Those of you who know I have just returned from Iran, and those of you who are Iranians living abroad and who visit Iran not so very often, perhaps also know that one cannot rid oneself of Iran-blues that easily, no matter how great one's blessing in the wonderful first world may be.
I am still very nostalgic. I have been cooking Iranian food (which I rarely have time to do) and I have been on an all-Iranian-movie diet (Since I am in cinema business, I see everything, B-movies and masterworks alike. And speaking of masterwork, it has become imperative that someone write a paper like "Dariush Mehrjui, the "other" great master of Iranian Cinema", those of you who don't know him, investigate works like Cow, Mix, Banoo).
I am listening to random music that my itune's picking for me, and now it is playing "Benyamin". I don't know who Benyamin is, but I am loving this music because first, it is terribly energetic, and second, because this is what my 24 years old brother played in his car, when he raised the volume to what seemed to be infinity, and drove his car at speed of what seemed to be infinity, on the state of the art highways of that lovely city Tehran, which is infinitely beautiful, infinitely chaotic (crowded and polluted), and ever alive with the mischievous outbursts of people like my brother and I, taking a break from the habit of "intellectualism" into what my dear friend Dr. V may call "contrarianism".
Benyamin is singing:
chesham be rahe jadeha
miraftan o miyoomadan
amma naboodan male ma
and I google him up:
Here's what strikes me in what Avaye Nakisa has to say:
... A couple of months ago some scattered songs surfaced on the internet from an artist by the name of Benyamin, who later showed himself to be Benyamin Bahadori! Given the man’s background as a Noheh/Rozeh-khaan and composer of music for recorded religious/moral anecdotes for children, it wasn’t totally a surprise that what characterised his style and sound was summed up by updated and revised versions of the traditional religious chants and hymns ... It should be mentioned that our music in general and the POP music in particular is not completely untouched and uninspired by the religio-cultural vein hidden and beating under the skin of our society. ... That’s how it manages to rub the right nerve and provoke passion and sentiments in many of Iranians regardless of their current geographical location and social background! ... Benyamin, however, has now released his official album entitled “85”, in which he has only included two of those previously available songs. Interesting enough ONLY those two that have been revised lyrically beyond recognition to a more romantic theme!

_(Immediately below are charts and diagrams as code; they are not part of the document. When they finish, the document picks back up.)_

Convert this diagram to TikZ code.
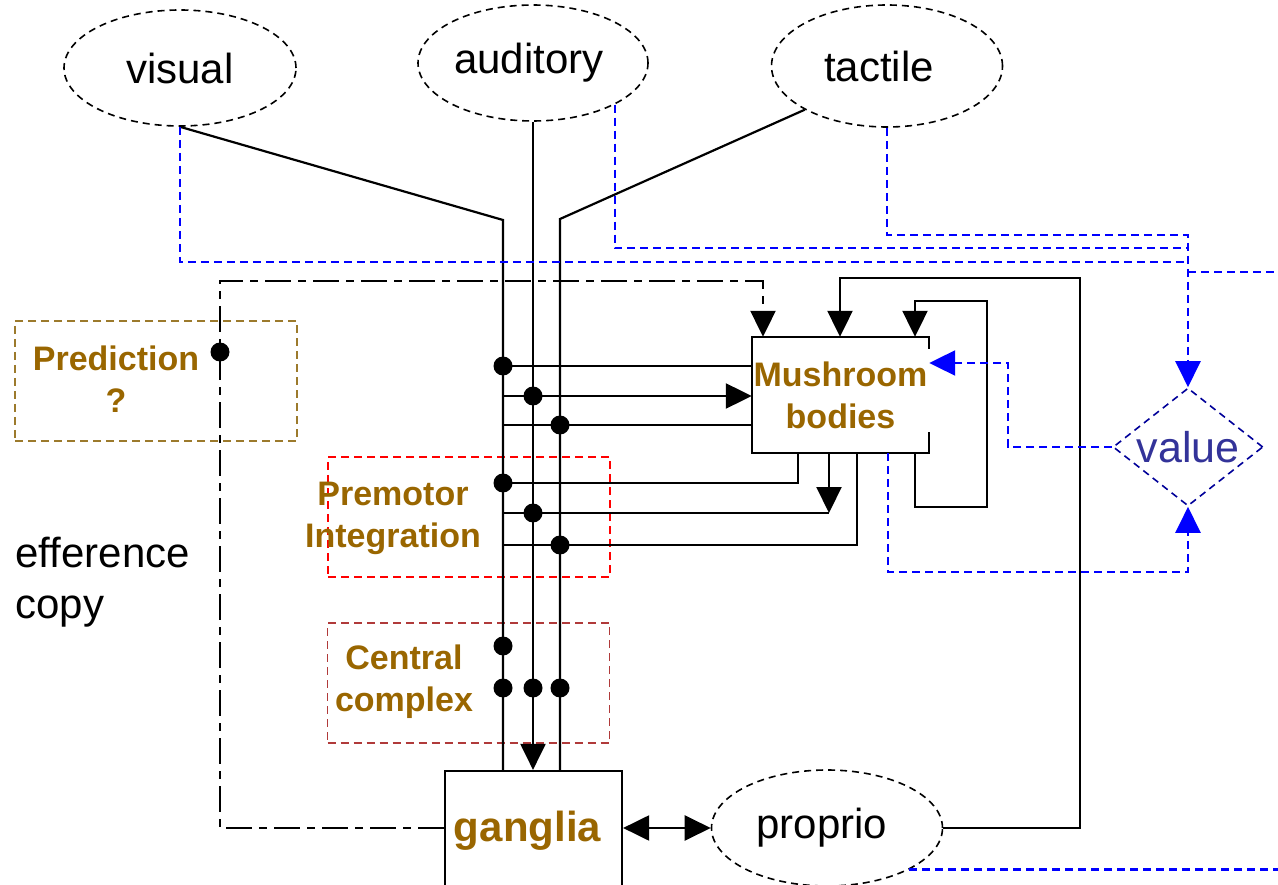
\documentclass[tikz,border=0pt]{standalone}
\usepackage{fontspec}
\setmainfont{Liberation Sans}
\usetikzlibrary{arrows.meta,shapes.geometric}

\definecolor{mbbrown}{HTML}{996600}
\definecolor{predline}{HTML}{9C7A2C}
\definecolor{ccline}{HTML}{B03A3A}
\definecolor{valblue}{HTML}{000099}
\definecolor{valtext}{HTML}{333399}

\tikzset{
  sense/.style={ellipse, draw, dash pattern=on 7pt off 5pt, line width=1.6pt,
    inner sep=0pt, font=\fontsize{42}{50}\selectfont},
  wire/.style={line width=2.2pt},
  dashdotwire/.style={line width=2.2pt, dash pattern=on 26pt off 7pt on 8pt off 7pt},
  bluewire/.style={blue, line width=2.2pt, dash pattern=on 8pt off 5pt},
  arrowend/.style={-{Triangle[length=26pt,width=25pt]}},
  region/.style={draw, dash pattern=on 8pt off 5pt, line width=1.6pt, inner sep=0pt,
    minimum width=282pt, minimum height=120pt},
  lbl/.style={text=mbbrown, font=\fontsize{34}{42}\selectfont\bfseries, align=center},
}

\begin{document}
\begin{tikzpicture}[x=1pt,y=-1pt]
\useasboundingbox (0,0) rectangle (1278,885);
\clip (0,0) rectangle (1278,885);

% dashed regions and their labels
\node[region, draw=predline] (predbox) at (156,381) {};
\node[lbl] (predtext) at (116,379) {Prediction\\?};
\node[region, draw=red] (premotor) at (469,517) {};
\node[lbl] (premotortext) at (393,518) {Premotor\\Integration};
\node[region, draw=ccline] (central) at (468.5,683) {};
\node[lbl] (centraltext) at (404,682) {Central\\complex};

\node[font=\fontsize{42}{51}\selectfont, align=left, anchor=west] (effcopy) at (12,582) {efference\\copy};

% sensory modalities
\node[sense, minimum width=232pt, minimum height=116pt] (visual) at (180,68) {visual};
\node[sense, minimum width=230pt, minimum height=116pt] (auditory) at (533,63) {auditory\hspace*{8pt}};
\node[sense, minimum width=231pt, minimum height=122pt] (tactile) at (887,66) {tactile\hspace*{16pt}};
\node[sense, minimum width=231pt, minimum height=116pt] (proprio) at (827,828) {proprio\hspace*{10pt}};

% ganglia and mushroom bodies
\node[draw, line width=2.2pt, minimum width=177pt, minimum height=120pt, inner sep=0pt,
  text=mbbrown, font=\fontsize{42}{50}\selectfont\bfseries] (ganglia) at (533.5,831) {ganglia\hspace*{12pt}};
\node[lbl, minimum width=177pt, minimum height=116pt, inner sep=0pt] (mb) at (840.5,395) {Mushroom\\bodies};
\draw[wire] (mb.north east) ++(0,12) -- (mb.north east) -- (mb.north west)
  -- (mb.south west) -- (mb.south east) -- ++(0,-21);

% value
\node[diamond, draw=valblue, dash pattern=on 7pt off 5pt, line width=1.6pt,
  minimum width=150pt, minimum height=118pt, inner sep=0pt] (value) at (1188,447) {};
\node[text=valtext, font=\fontsize{43}{50}\selectfont] (valuetext) at (1188,447) {value};

% sensory buses down to the ganglia
\coordinate (vbend) at (503,220);
\coordinate (tbend) at (560,219);
\draw[wire] (visual.south) -- (vbend) -- (vbend |- ganglia.north);
\draw[wire, arrowend] (auditory.south) -- (auditory.south |- ganglia.north);
\draw[wire] (tactile.south west) -- (tbend) -- (tbend |- ganglia.north);

% taps into the mushroom bodies
\draw[wire] (503,366) -- (mb.west |- 0,366);
\draw[wire, arrowend] (503,396) -- (mb.west |- 0,396);
\draw[wire] (503,425) -- (mb.west |- 0,425);
\fill (503,366) circle (9.5pt);
\fill (533,396) circle (9.5pt);
\fill (560,425) circle (9.5pt);

% mushroom body outputs to premotor integration
\draw[wire] (mb.south -| 798,0) -- (798,483) -- (503,483);
\draw[wire, arrowend] (mb.south -| 829,0) -- (829,513);
\draw[wire] (503,513) -- (829,513);
\draw[wire] (mb.south -| 857,0) -- (857,545) -- (503,545);
\fill (503,483) circle (9.5pt);
\fill (533,513) circle (9.5pt);
\fill (560,545) circle (9.5pt);

% central complex taps
\fill (503,646) circle (9.5pt);
\fill (503,688) circle (9.5pt);
\fill (533,688) circle (9.5pt);
\fill (560,688) circle (9.5pt);

% recurrent loops onto the mushroom bodies
\draw[wire, arrowend] (mb.south -| 915,0) -- (915,507) -- (987,507) -- (987,301)
  -- (915,301) -- (mb.north -| 915,0);
\draw[wire, arrowend] (proprio.east) -- (1080,828) -- (1080,278) -- (840,278)
  -- (mb.north -| 840,0);

% efference copy
\draw[dashdotwire, arrowend] (ganglia.west |- proprio.west) -- (220,828) -- (220,281)
  -- (763,281) -- (mb.north -| 763,0);
\fill (220,352) circle (9.5pt);

% ganglia <-> proprio
\draw[wire, {Triangle[length=26pt,width=25pt]}-{Triangle[length=26pt,width=25pt]}]
  (ganglia.east |- proprio.west) -- (proprio.west);

% value pathways
\draw[bluewire] (visual.south) -- (180,262) -- (1188,262);
\draw[bluewire] (auditory.south east) -- (auditory.south east |- 0,248) -- (1188,248);
\draw[bluewire, arrowend] (tactile.south) -- (tactile.south |- 0,235) -- (1188,235) -- (value.north);
\draw[bluewire] (1188,272) -- (1290,272);
\draw[bluewire, arrowend] (mb.south -| 888,0) -- (888,572) -- (1188,572) -- (value.south);
\draw[bluewire, arrowend] (value.west) -- (1008,447) -- (1008,363) -- (mb.east |- 0,363);
\draw[bluewire] (proprio.south east) -- (proprio.south east -| 1290,0);
\end{tikzpicture}
\end{document}
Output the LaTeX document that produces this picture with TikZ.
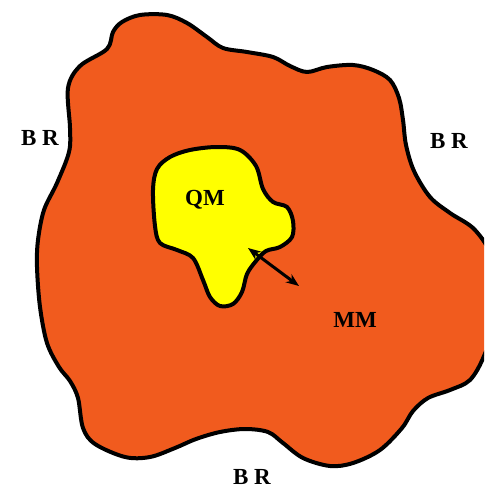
\documentclass[tikz,border=0pt]{standalone}
\usepackage{fontspec}
\setmainfont{Liberation Serif}
\usetikzlibrary{arrows.meta}
\definecolor{mmOrange}{RGB}{241, 91, 30}
\definecolor{qmYellow}{RGB}{255, 255, 0}
\tikzset{
  region/.style={line width=4pt, line join=round},
  lab/.style={font=\fontsize{23}{23}\selectfont\bfseries, inner sep=0pt}
}
\begin{document}
\begin{tikzpicture}[x=1pt, y=-1pt]
\useasboundingbox (0,0) rectangle (484,492);
\clip (0,0) rectangle (484,492);
% outer MM region
\draw[region, fill=mmOrange] plot[smooth cycle, tension=0.55] coordinates {
  (140,15) (167,15) (187,23) (207,37) (223,48) (247,52) (273,57) (290,66)
  (307,72) (327,67) (353,65) (373,70) (390,80) (399,98) (403,120) (406,145)
  (414,171) (430,197) (450,213) (475,230) (492,260) (495,320) (484,356)
  (470,380) (450,390) (428,398) (413,411) (402,428) (380,450) (353,463)
  (330,466) (303,458) (283,443) (268,432) (245,429) (220,432) (196,439)
  (175,448) (150,457) (125,457) (95,444) (83,428) (78,398) (70,381)
  (59,367) (47,343) (40,307) (37,267) (38,240) (44,210) (57,183) (69,152)
  (70,128) (68,88) (80,66) (107,49) (113,32) (122,22)};
% inner QM region
\draw[region, fill=qmYellow] plot[smooth cycle, tension=0.55] coordinates {
  (157,169) (170,157) (190,150) (217,147) (240,150) (256,166) (263,189)
  (273,202) (287,207) (293,221) (292,237) (280,247) (266,251) (256,261)
  (247,274) (242,292) (233,304) (220,306) (210,297) (203,280) (193,258)
  (177,250) (160,243) (155,226) (153,190)};
% coupling arrow
\coordinate (qmEnd) at (248,248);
\coordinate (mmEnd) at (299,286);
\draw[line width=3pt, {Stealth[length=13pt,width=10pt]}-{Stealth[length=13pt,width=10pt]}] (qmEnd) -- (mmEnd);
% labels
\node[lab] (qm) at (205,200) {QM};
\node[lab] (mm) at (355,320) {MM};
\node[lab] (brLeft) at (40,138) {B R};
\node[lab] (brRight) at (449,141) {B R};
\node[lab] (brBottom) at (252,477) {B R};
\end{tikzpicture}
\end{document}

I tend to draw a lot of meaning from transmogrification of a "religious singer" to a pop singer. Listen to track9 of his album to see what I mean! And if anyone called Iranians fundamentalist, just play the music that's coming out of (not underground) Islamic Republic of Iran.
My favorite tracks are 1, 6 and 9! No they are not great works of art; but they resonate with the beat of the youth in Iran.